One such inspired attendee was Samantha Amaro, a first-year student at Elgin Community College who said she is starting to feel more comfortable claiming the Latinx label after attending Clemente’s speech.

“I think the biggest part that has resonated with me even a few weeks later is if I want to feel more comfortable in my own skin, I have to just continue to learn and educate myself by reading and going to events like this, and not simply walking away from a part of me because it makes me uncomfortable,” Amaro said.

Self-education through reading was the one piece of advice Clemente gave to all of the young people streaming the event.

“Read real books,” she said, gesturing to a packed-full bookshelf behind her. “That’s my advice. … Really, you have to read books. You have to understand methodology. … If you’re just going off 140 characters [on Twitter] and watching TV or whatever, you don’t know the vast history of particularly Afro-Black Latinx people here and throughout the world.”

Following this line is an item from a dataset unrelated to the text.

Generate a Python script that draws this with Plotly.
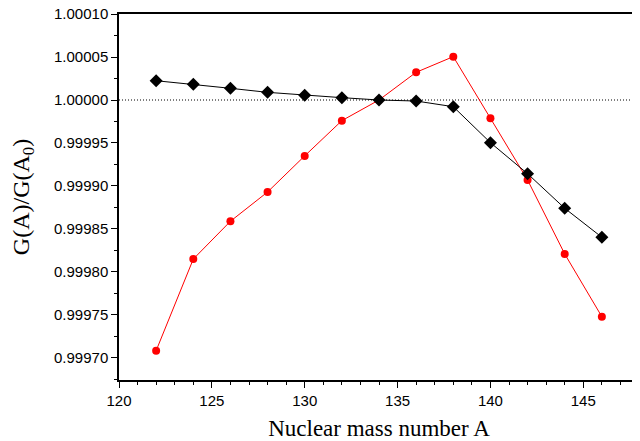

According to Clemente, this education is the only way to ensure visibility of Black Latinx people. While conversations surrounding Latinx identity have begun, Clemente insisted they are incomplete if they do not acknowledge the intersection of the Black diaspora. Clemente’s passion for this subject underscored every word of her speech, emboldening faculty and students alike.

“It was really empowering…to see how much she has been able to do for herself,” Amaro said. “And overall, the way she holds herself, it makes you want to believe that you can do good too—no matter how big or small.”